これは一年後に一万円もらえるからといってその約束上の一万円には実質一万円以下の価値しかないことを考えてもらえればわかりますが、ようするに未来にもらえる予定のお金は現在価値に換算するとだいぶ下がります。今まではこの人的資本のすべてを会社に委ねることが会社の利益を最大化してひいては自分の利益も最大化する手段でしたけど誰もが知っているように今はそんなことありません。

年功序列(だから若い時は低賃金)や退職金制度などによって自身の人的資本を満額受け取るためには「一つの会社に長くいることが最適」というかそれしかないのでみんながこの一極投資をしていたわけですけど、今や途中でクビになることが珍しくなってしまいました。

特別な能力のない中高年サラリーマンは恐ろしいことに、労働市場流動性がないこの日本では、途中で会社を追い出されるとこの人的資本が0になってしまいます。キャリアを積み直せず人的資本は0になりしかもお決まりの住宅ローンなどを組んでいたりすると……。住宅の価値があがっていればいいのですが、下落していた場合が問題です。

投資は基本的にリスクを分散させる為に、1000万の資金があったら300 300 400と言った風にばらけさせるのが普通ですが住宅ローンは非常に高額な為大抵の場合金融資産は不動産に一極集中してしまいます。人的資本が一極集中しているだけでも危ないのに金融資産まで一極集中していて、しかも価値が下落していた場合一気に経済的な基盤が失われます。
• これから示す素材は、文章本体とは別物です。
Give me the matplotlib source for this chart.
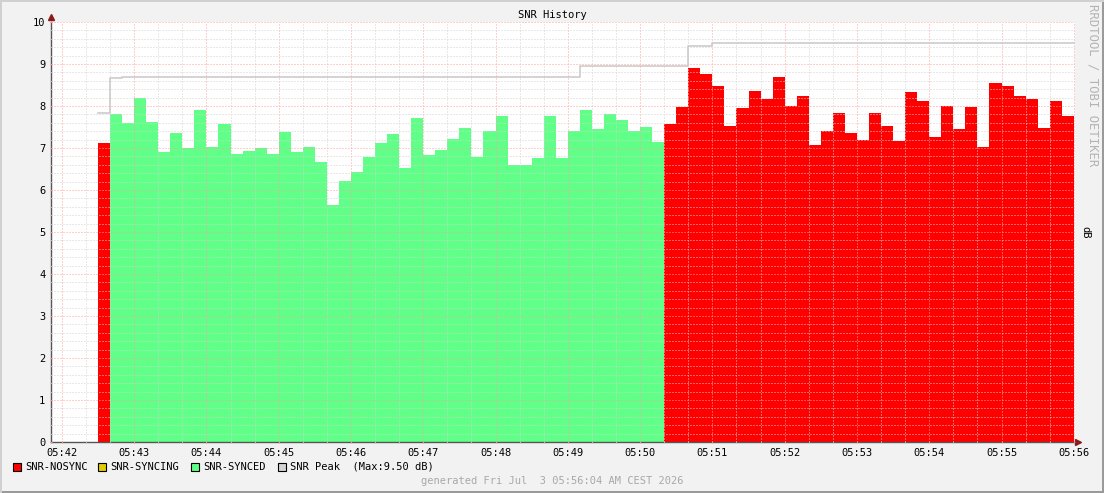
import matplotlib
matplotlib.use("Agg")
import matplotlib.pyplot as plt
from matplotlib.patches import Rectangle
from matplotlib.ticker import MultipleLocator, FuncFormatter

plt.rcParams['font.family'] = ['DejaVu Sans Mono', 'DejaVu Sans']
plt.rcParams['font.size'] = 7.5

# samples every 10 s, first one at 05:42:30 (x = seconds after 05:42:00)
t_start = 30
step = 10
snr = [7.12, 7.81, 7.60, 8.19, 7.62, 6.90, 7.36, 7.00, 7.90, 7.02, 7.57, 6.86, 6.93, 7.00, 6.86, 7.38, 6.90,
       7.02, 6.67, 5.64, 6.21, 6.43, 6.79, 7.12, 7.33, 6.52, 7.71, 6.83, 6.95, 7.21, 7.48, 6.79, 7.40,
       7.76, 6.60, 6.60, 6.76, 7.76, 6.76, 7.40, 7.90, 7.45, 7.81, 7.67, 7.40, 7.50, 7.14, 7.57, 7.98,
       8.90, 8.76, 8.48, 7.52, 7.95, 8.36, 8.17, 8.69, 8.00, 8.24, 7.07, 7.40, 7.83, 7.36, 7.19, 7.83,
       7.52, 7.17, 8.33, 8.12, 7.26, 8.00, 7.45, 7.98, 7.02, 8.55, 8.48, 8.24, 8.17, 7.48, 8.12, 7.76]
# sync state per sample: first sample NOSYNC, then SYNCED run, then NOSYNC again
state_runs = [("NOSYNC", 1), ("SYNCED", 46), ("NOSYNC", 34)]
# peak line: (sample index where it changes, value)
peak_steps = [(0, 7.83), (1, 8.66), (2, 8.68), (40, 8.95), (49, 9.43), (51, 9.50)]
peak_max = 9.50

colors = {"NOSYNC": "#ff0000", "SYNCING": "#e0cc00", "SYNCED": "#60ff88", "PEAK": "#c8c8c8"}

state = []
for name, n in state_runs:
    state += [name] * n
times = [t_start + step * i for i in range(len(snr))]
t_end = times[-1] + step

W, H = 1104, 493
fig = plt.figure(figsize=(W / 100, H / 100), dpi=100, facecolor="#f2f2f2")
ax = fig.add_axes([51 / W, (H - 442) / H, (1075 - 51) / W, (442 - 22) / H])
ax.set_facecolor("white")

for name in ["NOSYNC", "SYNCING", "SYNCED"]:
    xs = [t for t, s in zip(times, state) if s == name]
    ys = [v for v, s in zip(snr, state) if s == name]
    if xs:
        ax.bar(xs, ys, width=step, align="edge", color=colors[name], linewidth=0, zorder=1)

px = [t_start + step * i for i, _ in peak_steps] + [t_end]
py = [v for _, v in peak_steps] + [peak_steps[-1][1]]
ax.step(px, py, where="post", color=colors["PEAK"], linewidth=1.1, zorder=3)

ax.set_xlim(-9, 841)
ax.set_ylim(0, 10)
ax.xaxis.set_major_locator(MultipleLocator(60))
ax.xaxis.set_minor_locator(MultipleLocator(20))
ax.yaxis.set_major_locator(MultipleLocator(1))
ax.yaxis.set_minor_locator(MultipleLocator(0.2))
ax.xaxis.set_major_formatter(FuncFormatter(lambda v, p: "05:%02d" % (42 + int(round(v)) // 60)))
ax.yaxis.set_major_formatter(FuncFormatter(lambda v, p: "%d" % round(v)))

ax.set_axisbelow(False)
ax.grid(which="major", color="#ffa0a0", linestyle=(0, (1, 2)), linewidth=0.72)
ax.grid(which="minor", color="#d2d2d2", linestyle=(0, (1, 2)), linewidth=0.72)

for s in ["top", "right"]:
    ax.spines[s].set_visible(False)
for s in ["left", "bottom"]:
    ax.spines[s].set_color("#555555")
    ax.spines[s].set_linewidth(1.0)
ax.tick_params(which="major", length=2, direction="inout", color="#ff9090", pad=3, labelcolor="black")
ax.tick_params(which="minor", length=2, direction="inout", color="#c0c0c0")
ax.plot([0], [1.012], marker="^", markersize=4.5, color="#8b1a1a", transform=ax.transAxes, clip_on=False)
ax.plot([1.003], [0], marker=">", markersize=4.5, color="#8b1a1a", transform=ax.transAxes, clip_on=False)

fig.text(552 / W, 1 - 15 / H, "SNR History", ha="center", va="center")
fig.text(1085 / W, 1 - 232 / H, "dB", ha="center", va="center", rotation=270)
fig.text(1093 / W, 1 - 4 / H, "RRDTOOL / TOBI OETIKER", ha="center", va="top", rotation=270,
         color="#b4b4b4", fontsize=8.8)

legend = [("NOSYNC", 13, "SNR-NOSYNC"), ("SYNCING", 98, "SNR-SYNCING"),
          ("SYNCED", 191, "SNR-SYNCED"), ("PEAK", 278, "SNR Peak  (Max:%.2f dB)" % peak_max)]
for key, x0, label in legend:
    fc = "#d4d4d4" if key == "PEAK" else colors[key]
    fig.add_artist(Rectangle((x0 / W, 1 - 471 / H), 8 / W, 8 / H, transform=fig.transFigure,
                             facecolor=fc, edgecolor="black", linewidth=0.8))
    fig.text((x0 + 12) / W, 1 - 466.5 / H, label, ha="left", va="center")

fig.text(552 / W, 1 - 481 / H, "generated Fri Jul  3 05:56:04 AM CEST 2026",
         ha="center", va="center", color="#a8a8a8")

# frame around the image
fig.add_artist(Rectangle((0, 0), 1, 2 / H, transform=fig.transFigure, color="#9a9a9a", lw=0))
fig.add_artist(Rectangle((1 - 2 / W, 0), 2 / W, 1, transform=fig.transFigure, color="#9a9a9a", lw=0))
fig.add_artist(Rectangle((0, 1 - 2 / H), 1, 2 / H, transform=fig.transFigure, color="#d0d0d0", lw=0))
fig.add_artist(Rectangle((0, 0), 2 / W, 1, transform=fig.transFigure, color="#d0d0d0", lw=0))

fig.savefig("out.png", dpi=100, facecolor=fig.get_facecolor())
で、肝心のじゃあどうすればいいねんという話ですけどこれ難しいですね。基本的に労働市場流動性がないことが問題なのでまずそこを何とかしなければなりませぬ。本書では社員を自由に解雇できるようにすると失業率が下がるという統計調査から解雇自由にすべきとしています。他には定年制の廃止、同一労働同一賃金法なども労働市場流動性を高めるために提案されています。
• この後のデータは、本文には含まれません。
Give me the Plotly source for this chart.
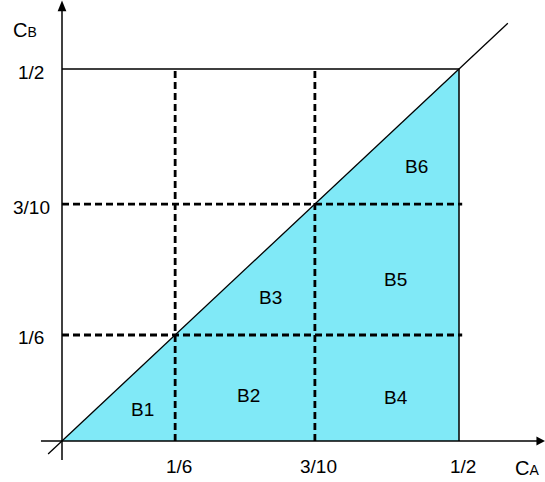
import plotly.graph_objects as go

# --- data (diagram is schematic, tick positions are not to scale) ---
tick_labels = ["1/6", "3/10", "1/2"]
tick_pos = [0.285, 0.637, 1.0]

region_names = ["B1", "B2", "B3", "B4", "B5", "B6"]
region_u = [0.202, 0.471, 0.524, 0.841, 0.841, 0.892]
region_v = [0.086, 0.121, 0.387, 0.118, 0.435, 0.739]

# --- style ---
FONT = "Liberation Sans, Arial, sans-serif"
FILL = "#80E9F7"
BLACK = "#000000"
W, H = 545, 482
DASH = dict(color=BLACK, width=2.8, dash="7px,4px")

top = tick_pos[-1]

fig = go.Figure()

# shaded triangle under the diagonal
fig.add_trace(go.Scatter(
    x=[0, top, top, 0], y=[0, 0, top, 0],
    fill="toself", fillcolor=FILL, mode="lines",
    line=dict(width=0, color=FILL), hoverinfo="skip"))

# dashed grid at the inner ticks
for p in tick_pos[:-1]:
    fig.add_trace(go.Scatter(x=[p, p], y=[0, top], mode="lines", line=DASH, hoverinfo="skip"))
    fig.add_trace(go.Scatter(x=[0, top * 1.008], y=[p, p], mode="lines", line=DASH, hoverinfo="skip"))

# solid frame at 1/2 and the diagonal
fig.add_trace(go.Scatter(x=[0, top, top], y=[top, top, 0], mode="lines",
                         line=dict(color=BLACK, width=1.5), hoverinfo="skip"))
fig.add_trace(go.Scatter(x=[-0.035, 1.123], y=[-0.035, 1.123], mode="lines",
                         line=dict(color=BLACK, width=1.3), hoverinfo="skip"))

# axes
x_end, y_end = 1.205, 1.165
fig.add_trace(go.Scatter(x=[-0.053, x_end], y=[0, 0], mode="lines",
                         line=dict(color=BLACK, width=1.5), hoverinfo="skip"))
fig.add_trace(go.Scatter(x=[0, 0], y=[-0.051, y_end], mode="lines",
                         line=dict(color=BLACK, width=1.5), hoverinfo="skip"))

# arrow heads
fig.add_shape(type="path", fillcolor=BLACK, line=dict(width=0),
              path=f"M {x_end - 0.01},-0.012 L {x_end + 0.012},0 L {x_end - 0.01},0.012 Z")
fig.add_shape(type="path", fillcolor=BLACK, line=dict(width=0),
              path=f"M -0.011,{y_end - 0.01} L 0,{y_end + 0.019} L 0.011,{y_end - 0.01} Z")

# tick labels
for lab, p in zip(tick_labels, tick_pos):
    fig.add_annotation(x=p, y=0, text=lab, showarrow=False, xshift=4, yshift=-25,
                       font=dict(family=FONT, size=19, color=BLACK))
    fig.add_annotation(x=0, y=p, text=lab, showarrow=False,
                       xshift=-31, yshift=-3,
                       font=dict(family=FONT, size=19, color=BLACK))

# region labels
for name, u, v in zip(region_names, region_u, region_v):
    fig.add_annotation(x=u, y=v, text=name, showarrow=False,
                       font=dict(family=FONT, size=19, color=BLACK))

# axis names
fig.add_annotation(x=0, y=y_end, text='<span style="font-size:20px">C</span>B',
                   showarrow=False, xanchor="right", xshift=-23, yshift=-22,
                   font=dict(family=FONT, size=14, color=BLACK))
fig.add_annotation(x=x_end, y=0, text='<span style="font-size:20px">C</span>A',
                   showarrow=False, xanchor="right", xshift=1, yshift=-27,
                   font=dict(family=FONT, size=14, color=BLACK))

fig.update_layout(
    width=W, height=H,
    margin=dict(l=0, r=0, t=0, b=0, pad=0),
    plot_bgcolor="white", paper_bgcolor="white",
    showlegend=False,
    xaxis=dict(range=[-62 / 397, 483 / 397], visible=False, fixedrange=True),
    yaxis=dict(range=[-41 / 372, 441 / 372], visible=False, fixedrange=True),
)

# the page body has an 8px default margin; drop it so the figure fills the window
fig.write_html("out.html", config={"displayModeBar": False},
               post_script="document.body.style.margin='0';")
あとは当然個人でなんとか出来る部分。まあ書くと簡単な話ですけどスペシャリストとして評判を高め(ここ重要)他社や他の業種でも必要とされる人材になることです。実際やるのは難しいでしょうけどまあそうも言っていられません。まあ要するに「一つの会社に人的資本のすべてを集めるべきではない」というだけの話です。

めんどくさくなってきたから②資産を投資して利子や配当金を得るをどうやって分散させるのかっていうのは明日ここに続きを書こう……。もしくは書かないかもしれないので簡単に書いておくとマイホームは基本的に買うな、資産を円だけで管理するなっていう二つに集約される漢字仮名。

マイホーム買うなっていうのは、バブル以降土地の値段が下がっている(まあ今は都市部に関しては下げ止まりらしいけど)っていう事があるし、そもそも不動産は非常に高いのでお金をいっぱい持っている人ならいいけど資産全部を合わせた5倍とかのレバレッジをかけて一極投資するには元からリスクが高すぎるっていう話。

資産を円だけで管理するなっていうのは今でもなく円高円安といった変動するリスクがあるからでそもそも国家が破綻する可能性があるから。

たとえば資本金8400万円あってそのうち7200万円がマイホーム(不動産)で残りの1200万円が外貨預金だとする。仮に最初1ドル=120円だとすると10万ドルになるけれど、もし1ドル80円などになってしまったら外貨預金の価値は800万円になって400万円の損が発生しているように見える。

でもこれをドル建てで評価すると7200万円の不動産は60万ドルに。10万ドルと合わせて70万ドル持っていることになる。その後同様に1ドル=80円になったとすると不動産の価値は90万ドルになって総資産なんと100万ドルになります。円資産で換算すると400万円も損益が出ていますが、仮に海外に移住するという選択肢を持っていると資産が四割以上増える計算になります。

まあもちろん実際にアメリカに移住するなんて言う選択肢を持てる人が多くいるはずはないので机上の空論かもしれませんが、でもこのように分散して資産を持っているとたとえば超円安になって1ドル240円になった時などは10万ドルの外貨預金は2400万円になって元値の倍になるわけです。どっちも極端な例ですけど「もし万が一誰も考えつかなかった危機的状況に陥っても」なんとかやっていけるような態勢ではあるわけです。

本書で繰り返し訴えかけられるのは「想定外のリスク(ブラック・スワン)に対処するためには最大限経済的なリスクを分散させなければならない」ということです。その為に大きく分けて人的資本の分散と金融資産の分散(大きく分ければお金を稼ぐ方法はこの二つしかないから)をまとめてみました。自分の復習にはなりましたけど、他の人はこれだけ読んでもよくわからないと思うので一読を推奨。